Tom Snout is a tinker, and one of the Mechanicals of Athens.

In the play-within-a-play, Tom Snout plays the wall which separates Pyramus' and Thisbe's gardens. In Pyramus and Thisbe, the two lovers whisper to each other through Snout's fingers (representing a chink in the wall). Snout has eight lines under the name of Tom Snout, and two lines as The Wall. He is the Wall for Act V-Scene 1.

Tom Snout was originally set to play Pyramus's father, but the need for a wall was greater, so he discharged The Wall. Snout is often portrayed as a reluctant actor and very frightened, but the other mechanicals (except Bottom and Quince) are usually much more frightened than Tom Snout.

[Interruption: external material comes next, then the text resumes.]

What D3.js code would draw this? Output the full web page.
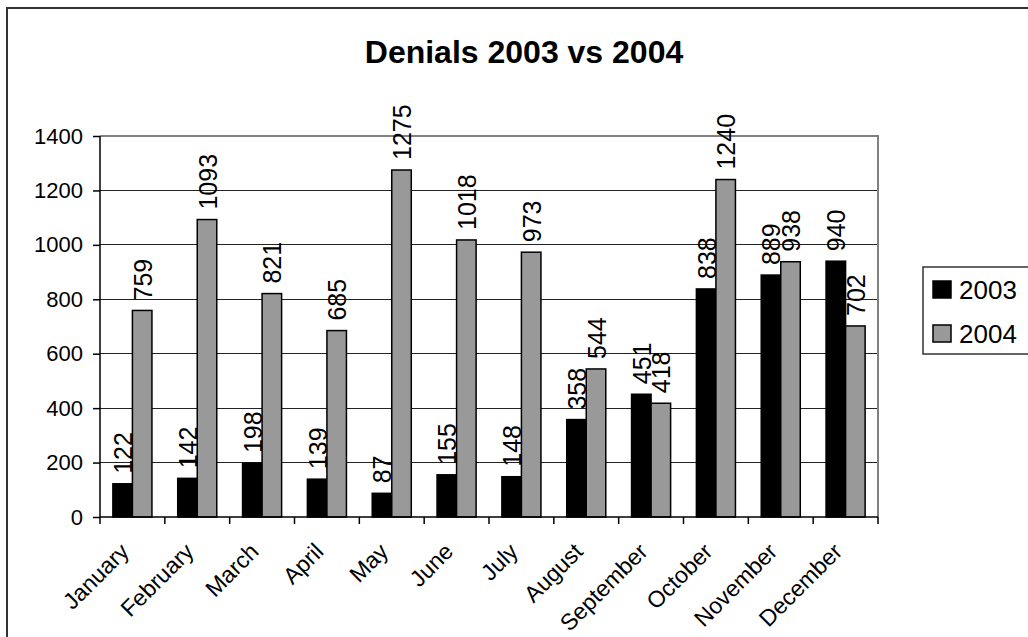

Snout's name, like that of the other mechanicals, is metonymical and derives from his craft: "Snout" means a nozzle or a spout, a feature of the kettles a tinker often mends.

==Robin Starveling==

Robin Starveling plays the part of Moonshine in their performance of Pyramus and Thisbe. His part is often considered one of the more humorous in the play, as he uses a lantern in a failed attempt to portray Moonshine and is wittily derided by his audience. His real job is as a tailor.

==In popular culture==
In Something Rotten!, Nick Bottom is a struggling playwright who leads an acting troupe. The other members of the troupe do not have names in the original show, but in the Broadway Junior adaptation there are five members who have the same names as the Mechanicals (apart from Nick).